▶ **What is expected**: Copy out the data below as written; omit any images.

▶ **Dataset extract**:
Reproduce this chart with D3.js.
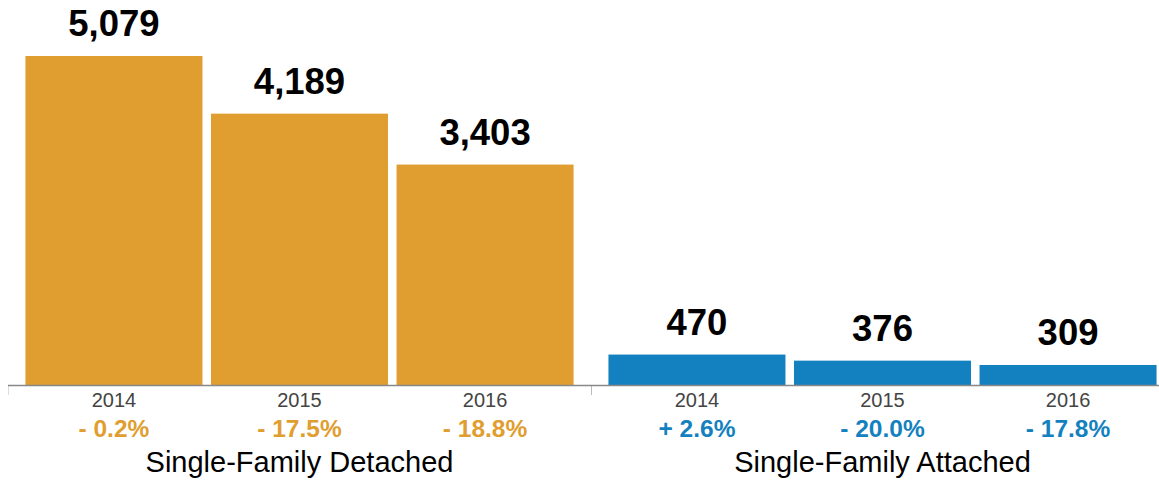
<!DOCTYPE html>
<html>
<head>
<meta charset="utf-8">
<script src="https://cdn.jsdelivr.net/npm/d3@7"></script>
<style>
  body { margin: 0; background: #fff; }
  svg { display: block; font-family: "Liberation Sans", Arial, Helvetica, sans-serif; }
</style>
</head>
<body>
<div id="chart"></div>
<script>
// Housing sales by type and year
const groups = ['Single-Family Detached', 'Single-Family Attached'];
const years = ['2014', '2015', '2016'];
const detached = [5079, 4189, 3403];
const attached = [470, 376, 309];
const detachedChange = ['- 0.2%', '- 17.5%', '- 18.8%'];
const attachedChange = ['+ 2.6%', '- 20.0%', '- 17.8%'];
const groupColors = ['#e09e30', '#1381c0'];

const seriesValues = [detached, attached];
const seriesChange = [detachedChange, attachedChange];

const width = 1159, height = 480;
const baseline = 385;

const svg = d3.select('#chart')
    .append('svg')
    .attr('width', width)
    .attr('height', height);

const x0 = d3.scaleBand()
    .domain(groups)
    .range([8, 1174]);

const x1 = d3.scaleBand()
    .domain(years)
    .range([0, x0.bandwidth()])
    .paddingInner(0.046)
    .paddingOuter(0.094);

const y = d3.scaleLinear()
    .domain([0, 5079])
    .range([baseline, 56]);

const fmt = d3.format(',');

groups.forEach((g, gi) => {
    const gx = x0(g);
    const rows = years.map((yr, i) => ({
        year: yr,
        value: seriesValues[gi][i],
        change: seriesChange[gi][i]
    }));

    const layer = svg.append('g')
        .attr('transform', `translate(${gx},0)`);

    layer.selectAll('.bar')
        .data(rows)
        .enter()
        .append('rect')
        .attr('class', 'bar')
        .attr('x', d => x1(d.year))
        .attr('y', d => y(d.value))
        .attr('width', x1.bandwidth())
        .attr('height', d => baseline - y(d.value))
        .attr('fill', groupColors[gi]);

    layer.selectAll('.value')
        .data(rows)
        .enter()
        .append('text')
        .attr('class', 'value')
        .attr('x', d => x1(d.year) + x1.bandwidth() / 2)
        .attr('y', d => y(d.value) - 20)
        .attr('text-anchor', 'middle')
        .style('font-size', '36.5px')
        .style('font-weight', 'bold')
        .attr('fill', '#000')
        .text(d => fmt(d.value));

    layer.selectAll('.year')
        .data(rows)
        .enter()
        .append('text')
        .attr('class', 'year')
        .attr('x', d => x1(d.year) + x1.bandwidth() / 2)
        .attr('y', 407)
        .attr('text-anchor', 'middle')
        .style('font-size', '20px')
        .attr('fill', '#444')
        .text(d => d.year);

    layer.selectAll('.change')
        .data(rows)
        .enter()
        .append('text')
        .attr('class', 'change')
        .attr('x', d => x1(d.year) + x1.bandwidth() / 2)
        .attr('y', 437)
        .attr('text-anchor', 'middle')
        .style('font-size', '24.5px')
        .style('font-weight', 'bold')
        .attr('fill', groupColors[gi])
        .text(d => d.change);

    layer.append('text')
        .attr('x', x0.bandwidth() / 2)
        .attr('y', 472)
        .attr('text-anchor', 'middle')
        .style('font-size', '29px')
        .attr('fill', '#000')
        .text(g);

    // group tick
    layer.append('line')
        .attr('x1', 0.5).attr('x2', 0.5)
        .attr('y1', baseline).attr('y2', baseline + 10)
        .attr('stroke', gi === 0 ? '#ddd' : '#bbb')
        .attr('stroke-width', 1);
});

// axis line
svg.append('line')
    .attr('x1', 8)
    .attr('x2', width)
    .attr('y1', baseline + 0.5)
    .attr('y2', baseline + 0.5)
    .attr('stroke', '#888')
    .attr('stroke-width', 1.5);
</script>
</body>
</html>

▶ **The response**:
Reproduce this chart with D3.js.
<!DOCTYPE html>
<html>
<head>
<meta charset="utf-8">
<script src="https://cdn.jsdelivr.net/npm/d3@7"></script>
<style>
  body { margin: 0; background: #fff; }
  svg { display: block; font-family: "Liberation Sans", Arial, Helvetica, sans-serif; }
</style>
</head>
<body>
<div id="chart"></div>
<script>
// Housing sales by type and year
const groups = ['Single-Family Detached', 'Single-Family Attached'];
const years = ['2014', '2015', '2016'];
const detached = [5079, 4189, 3403];
const attached = [470, 376, 309];
const detachedChange = ['- 0.2%', '- 17.5%', '- 18.8%'];
const attachedChange = ['+ 2.6%', '- 20.0%', '- 17.8%'];
const groupColors = ['#e09e30', '#1381c0'];

const seriesValues = [detached, attached];
const seriesChange = [detachedChange, attachedChange];

const width = 1159, height = 480;
const baseline = 385;

const svg = d3.select('#chart')
    .append('svg')
    .attr('width', width)
    .attr('height', height);

const x0 = d3.scaleBand()
    .domain(groups)
    .range([8, 1174]);

const x1 = d3.scaleBand()
    .domain(years)
    .range([0, x0.bandwidth()])
    .paddingInner(0.046)
    .paddingOuter(0.094);

const y = d3.scaleLinear()
    .domain([0, 5079])
    .range([baseline, 56]);

const fmt = d3.format(',');

groups.forEach((g, gi) => {
    const gx = x0(g);
    const rows = years.map((yr, i) => ({
        year: yr,
        value: seriesValues[gi][i],
        change: seriesChange[gi][i]
    }));

    const layer = svg.append('g')
        .attr('transform', `translate(${gx},0)`);

    layer.selectAll('.bar')
        .data(rows)
        .enter()
        .append('rect')
        .attr('class', 'bar')
        .attr('x', d => x1(d.year))
        .attr('y', d => y(d.value))
        .attr('width', x1.bandwidth())
        .attr('height', d => baseline - y(d.value))
        .attr('fill', groupColors[gi]);

    layer.selectAll('.value')
        .data(rows)
        .enter()
        .append('text')
        .attr('class', 'value')
        .attr('x', d => x1(d.year) + x1.bandwidth() / 2)
        .attr('y', d => y(d.value) - 20)
        .attr('text-anchor', 'middle')
        .style('font-size', '36.5px')
        .style('font-weight', 'bold')
        .attr('fill', '#000')
        .text(d => fmt(d.value));

    layer.selectAll('.year')
        .data(rows)
        .enter()
        .append('text')
        .attr('class', 'year')
        .attr('x', d => x1(d.year) + x1.bandwidth() / 2)
        .attr('y', 407)
        .attr('text-anchor', 'middle')
        .style('font-size', '20px')
        .attr('fill', '#444')
        .text(d => d.year);

    layer.selectAll('.change')
        .data(rows)
        .enter()
        .append('text')
        .attr('class', 'change')
        .attr('x', d => x1(d.year) + x1.bandwidth() / 2)
        .attr('y', 437)
        .attr('text-anchor', 'middle')
        .style('font-size', '24.5px')
        .style('font-weight', 'bold')
        .attr('fill', groupColors[gi])
        .text(d => d.change);

    layer.append('text')
        .attr('x', x0.bandwidth() / 2)
        .attr('y', 472)
        .attr('text-anchor', 'middle')
        .style('font-size', '29px')
        .attr('fill', '#000')
        .text(g);

    // group tick
    layer.append('line')
        .attr('x1', 0.5).attr('x2', 0.5)
        .attr('y1', baseline).attr('y2', baseline + 10)
        .attr('stroke', gi === 0 ? '#ddd' : '#bbb')
        .attr('stroke-width', 1);
});

// axis line
svg.append('line')
    .attr('x1', 8)
    .attr('x2', width)
    .attr('y1', baseline + 0.5)
    .attr('y2', baseline + 0.5)
    .attr('stroke', '#888')
    .attr('stroke-width', 1.5);
</script>
</body>
</html>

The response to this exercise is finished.